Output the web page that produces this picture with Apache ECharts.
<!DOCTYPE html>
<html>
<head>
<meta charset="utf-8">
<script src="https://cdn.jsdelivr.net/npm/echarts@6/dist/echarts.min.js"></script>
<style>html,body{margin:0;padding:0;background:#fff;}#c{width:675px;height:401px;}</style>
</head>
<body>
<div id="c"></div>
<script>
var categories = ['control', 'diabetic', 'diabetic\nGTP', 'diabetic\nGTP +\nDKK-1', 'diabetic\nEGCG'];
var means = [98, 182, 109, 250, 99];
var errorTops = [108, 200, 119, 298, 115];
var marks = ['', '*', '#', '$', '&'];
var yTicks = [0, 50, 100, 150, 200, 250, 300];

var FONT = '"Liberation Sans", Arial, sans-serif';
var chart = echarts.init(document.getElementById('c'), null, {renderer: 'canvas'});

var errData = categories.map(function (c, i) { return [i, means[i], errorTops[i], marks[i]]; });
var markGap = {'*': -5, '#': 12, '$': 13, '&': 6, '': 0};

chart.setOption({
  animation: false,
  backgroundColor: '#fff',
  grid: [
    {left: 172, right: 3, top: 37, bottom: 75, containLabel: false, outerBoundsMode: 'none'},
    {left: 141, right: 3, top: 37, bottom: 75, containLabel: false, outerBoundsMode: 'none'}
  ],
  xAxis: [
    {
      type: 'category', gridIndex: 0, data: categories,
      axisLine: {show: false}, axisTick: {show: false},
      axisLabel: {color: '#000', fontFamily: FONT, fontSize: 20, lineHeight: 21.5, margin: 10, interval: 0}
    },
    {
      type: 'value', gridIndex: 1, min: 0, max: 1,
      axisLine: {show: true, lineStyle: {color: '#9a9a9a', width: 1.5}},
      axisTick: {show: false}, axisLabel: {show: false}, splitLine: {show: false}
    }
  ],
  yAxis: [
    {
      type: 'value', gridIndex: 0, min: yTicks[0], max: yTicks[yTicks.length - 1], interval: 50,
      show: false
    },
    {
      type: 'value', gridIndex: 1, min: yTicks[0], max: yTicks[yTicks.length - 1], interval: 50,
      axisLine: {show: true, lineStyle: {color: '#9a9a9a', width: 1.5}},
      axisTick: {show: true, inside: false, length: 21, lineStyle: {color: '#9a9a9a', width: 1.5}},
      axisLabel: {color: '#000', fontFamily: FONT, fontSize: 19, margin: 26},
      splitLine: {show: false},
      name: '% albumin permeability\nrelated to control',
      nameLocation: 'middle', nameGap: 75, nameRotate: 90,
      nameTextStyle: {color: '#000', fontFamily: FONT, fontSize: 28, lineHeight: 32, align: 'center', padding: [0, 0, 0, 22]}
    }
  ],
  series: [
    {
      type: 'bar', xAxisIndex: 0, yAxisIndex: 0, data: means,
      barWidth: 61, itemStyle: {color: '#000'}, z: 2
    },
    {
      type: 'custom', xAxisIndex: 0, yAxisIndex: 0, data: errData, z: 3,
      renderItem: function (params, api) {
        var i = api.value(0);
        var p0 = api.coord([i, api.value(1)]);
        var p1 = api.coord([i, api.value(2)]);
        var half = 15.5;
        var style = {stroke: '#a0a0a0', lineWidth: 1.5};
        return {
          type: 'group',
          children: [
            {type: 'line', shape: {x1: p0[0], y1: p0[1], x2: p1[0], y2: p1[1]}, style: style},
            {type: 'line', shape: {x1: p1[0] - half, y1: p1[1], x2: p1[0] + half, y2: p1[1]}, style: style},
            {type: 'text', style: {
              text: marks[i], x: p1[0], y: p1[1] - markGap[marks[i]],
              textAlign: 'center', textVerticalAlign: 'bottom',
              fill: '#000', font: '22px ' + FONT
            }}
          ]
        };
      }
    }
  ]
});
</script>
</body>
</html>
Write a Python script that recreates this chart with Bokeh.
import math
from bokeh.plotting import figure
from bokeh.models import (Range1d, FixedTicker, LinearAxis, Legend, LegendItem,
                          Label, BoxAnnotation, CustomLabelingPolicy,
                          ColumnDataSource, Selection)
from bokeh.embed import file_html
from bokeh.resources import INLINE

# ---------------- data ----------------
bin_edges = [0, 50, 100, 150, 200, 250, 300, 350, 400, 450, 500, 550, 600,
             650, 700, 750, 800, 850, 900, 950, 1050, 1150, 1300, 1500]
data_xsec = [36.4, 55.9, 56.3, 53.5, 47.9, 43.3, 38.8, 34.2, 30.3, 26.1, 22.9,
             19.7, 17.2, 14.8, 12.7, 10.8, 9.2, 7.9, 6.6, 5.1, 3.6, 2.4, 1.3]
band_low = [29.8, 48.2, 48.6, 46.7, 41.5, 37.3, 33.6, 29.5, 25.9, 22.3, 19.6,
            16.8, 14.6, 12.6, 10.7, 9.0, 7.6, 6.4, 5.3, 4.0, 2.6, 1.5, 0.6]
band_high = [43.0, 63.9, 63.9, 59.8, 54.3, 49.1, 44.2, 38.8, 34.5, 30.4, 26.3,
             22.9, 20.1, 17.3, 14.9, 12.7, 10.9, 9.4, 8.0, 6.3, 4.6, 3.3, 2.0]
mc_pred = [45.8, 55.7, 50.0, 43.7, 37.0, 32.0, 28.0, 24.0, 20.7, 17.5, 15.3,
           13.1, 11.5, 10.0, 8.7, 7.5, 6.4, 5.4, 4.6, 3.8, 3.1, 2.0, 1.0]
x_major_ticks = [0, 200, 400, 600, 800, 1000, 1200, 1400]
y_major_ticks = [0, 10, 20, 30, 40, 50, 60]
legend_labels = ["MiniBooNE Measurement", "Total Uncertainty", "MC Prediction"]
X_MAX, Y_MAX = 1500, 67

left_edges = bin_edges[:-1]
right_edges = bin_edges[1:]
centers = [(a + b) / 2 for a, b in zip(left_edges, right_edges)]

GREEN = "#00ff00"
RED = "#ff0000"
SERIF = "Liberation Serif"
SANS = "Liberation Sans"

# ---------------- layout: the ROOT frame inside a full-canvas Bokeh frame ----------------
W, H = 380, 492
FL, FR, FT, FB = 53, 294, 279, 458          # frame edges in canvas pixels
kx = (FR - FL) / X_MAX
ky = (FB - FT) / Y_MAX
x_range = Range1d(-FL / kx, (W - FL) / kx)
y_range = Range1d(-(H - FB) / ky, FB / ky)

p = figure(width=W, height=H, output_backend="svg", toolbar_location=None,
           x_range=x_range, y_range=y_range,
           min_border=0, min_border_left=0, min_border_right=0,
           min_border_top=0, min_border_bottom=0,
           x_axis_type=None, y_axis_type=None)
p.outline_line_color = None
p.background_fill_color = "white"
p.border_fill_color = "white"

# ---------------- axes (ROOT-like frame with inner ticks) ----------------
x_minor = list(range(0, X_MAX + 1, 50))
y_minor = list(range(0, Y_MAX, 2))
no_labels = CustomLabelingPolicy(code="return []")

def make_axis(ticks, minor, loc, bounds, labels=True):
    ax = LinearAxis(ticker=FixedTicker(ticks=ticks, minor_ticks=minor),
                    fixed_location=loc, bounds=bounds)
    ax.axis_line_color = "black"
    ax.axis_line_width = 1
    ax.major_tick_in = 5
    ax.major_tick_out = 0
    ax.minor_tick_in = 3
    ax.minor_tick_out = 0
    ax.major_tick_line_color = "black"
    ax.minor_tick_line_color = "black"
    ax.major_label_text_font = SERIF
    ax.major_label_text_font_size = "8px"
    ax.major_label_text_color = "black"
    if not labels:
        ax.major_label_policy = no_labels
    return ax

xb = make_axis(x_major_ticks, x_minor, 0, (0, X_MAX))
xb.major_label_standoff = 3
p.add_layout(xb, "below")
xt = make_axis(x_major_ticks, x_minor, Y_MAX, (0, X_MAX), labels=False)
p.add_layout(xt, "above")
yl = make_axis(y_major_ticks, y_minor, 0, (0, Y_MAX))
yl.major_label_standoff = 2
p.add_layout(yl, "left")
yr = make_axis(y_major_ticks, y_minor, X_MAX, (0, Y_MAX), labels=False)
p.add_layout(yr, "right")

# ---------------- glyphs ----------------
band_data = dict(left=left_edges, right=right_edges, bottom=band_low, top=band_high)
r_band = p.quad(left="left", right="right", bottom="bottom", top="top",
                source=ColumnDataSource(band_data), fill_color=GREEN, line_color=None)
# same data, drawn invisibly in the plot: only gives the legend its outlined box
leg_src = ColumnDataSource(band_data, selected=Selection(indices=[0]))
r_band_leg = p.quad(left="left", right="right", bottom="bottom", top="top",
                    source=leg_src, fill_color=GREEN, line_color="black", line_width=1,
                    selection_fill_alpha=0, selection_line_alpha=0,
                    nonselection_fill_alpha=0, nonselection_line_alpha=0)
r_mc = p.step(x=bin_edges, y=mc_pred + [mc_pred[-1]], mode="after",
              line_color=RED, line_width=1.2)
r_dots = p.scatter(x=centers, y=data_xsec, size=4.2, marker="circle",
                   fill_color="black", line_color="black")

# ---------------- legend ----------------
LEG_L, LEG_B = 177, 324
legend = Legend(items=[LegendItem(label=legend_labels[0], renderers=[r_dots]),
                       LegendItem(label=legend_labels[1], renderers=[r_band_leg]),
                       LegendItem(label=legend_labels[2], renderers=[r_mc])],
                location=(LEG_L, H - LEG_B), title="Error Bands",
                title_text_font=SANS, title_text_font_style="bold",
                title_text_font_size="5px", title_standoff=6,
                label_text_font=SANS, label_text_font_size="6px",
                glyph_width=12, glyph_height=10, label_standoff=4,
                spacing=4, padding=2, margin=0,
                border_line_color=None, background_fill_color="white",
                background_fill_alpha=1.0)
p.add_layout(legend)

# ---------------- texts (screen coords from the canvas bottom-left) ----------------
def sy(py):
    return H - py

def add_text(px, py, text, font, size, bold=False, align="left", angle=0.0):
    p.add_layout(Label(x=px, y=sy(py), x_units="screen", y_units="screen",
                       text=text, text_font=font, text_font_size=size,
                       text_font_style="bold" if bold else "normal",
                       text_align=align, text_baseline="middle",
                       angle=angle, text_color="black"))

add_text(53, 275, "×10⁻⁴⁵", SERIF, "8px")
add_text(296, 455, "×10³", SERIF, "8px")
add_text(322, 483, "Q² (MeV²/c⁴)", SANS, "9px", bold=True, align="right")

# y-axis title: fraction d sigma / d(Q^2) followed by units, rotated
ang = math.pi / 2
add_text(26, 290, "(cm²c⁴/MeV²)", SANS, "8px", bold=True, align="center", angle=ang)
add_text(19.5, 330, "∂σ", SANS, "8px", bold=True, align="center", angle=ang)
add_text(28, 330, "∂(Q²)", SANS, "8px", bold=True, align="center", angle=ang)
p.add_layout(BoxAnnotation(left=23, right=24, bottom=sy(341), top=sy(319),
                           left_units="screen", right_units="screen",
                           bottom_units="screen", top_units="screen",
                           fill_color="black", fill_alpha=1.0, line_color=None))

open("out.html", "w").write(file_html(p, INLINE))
================
=== To do ===
Which lines contain "that"? Copy each of them.

=== In response ===
Output the web page that produces this picture with Apache ECharts.
Write a Python script that recreates this chart with Bokeh.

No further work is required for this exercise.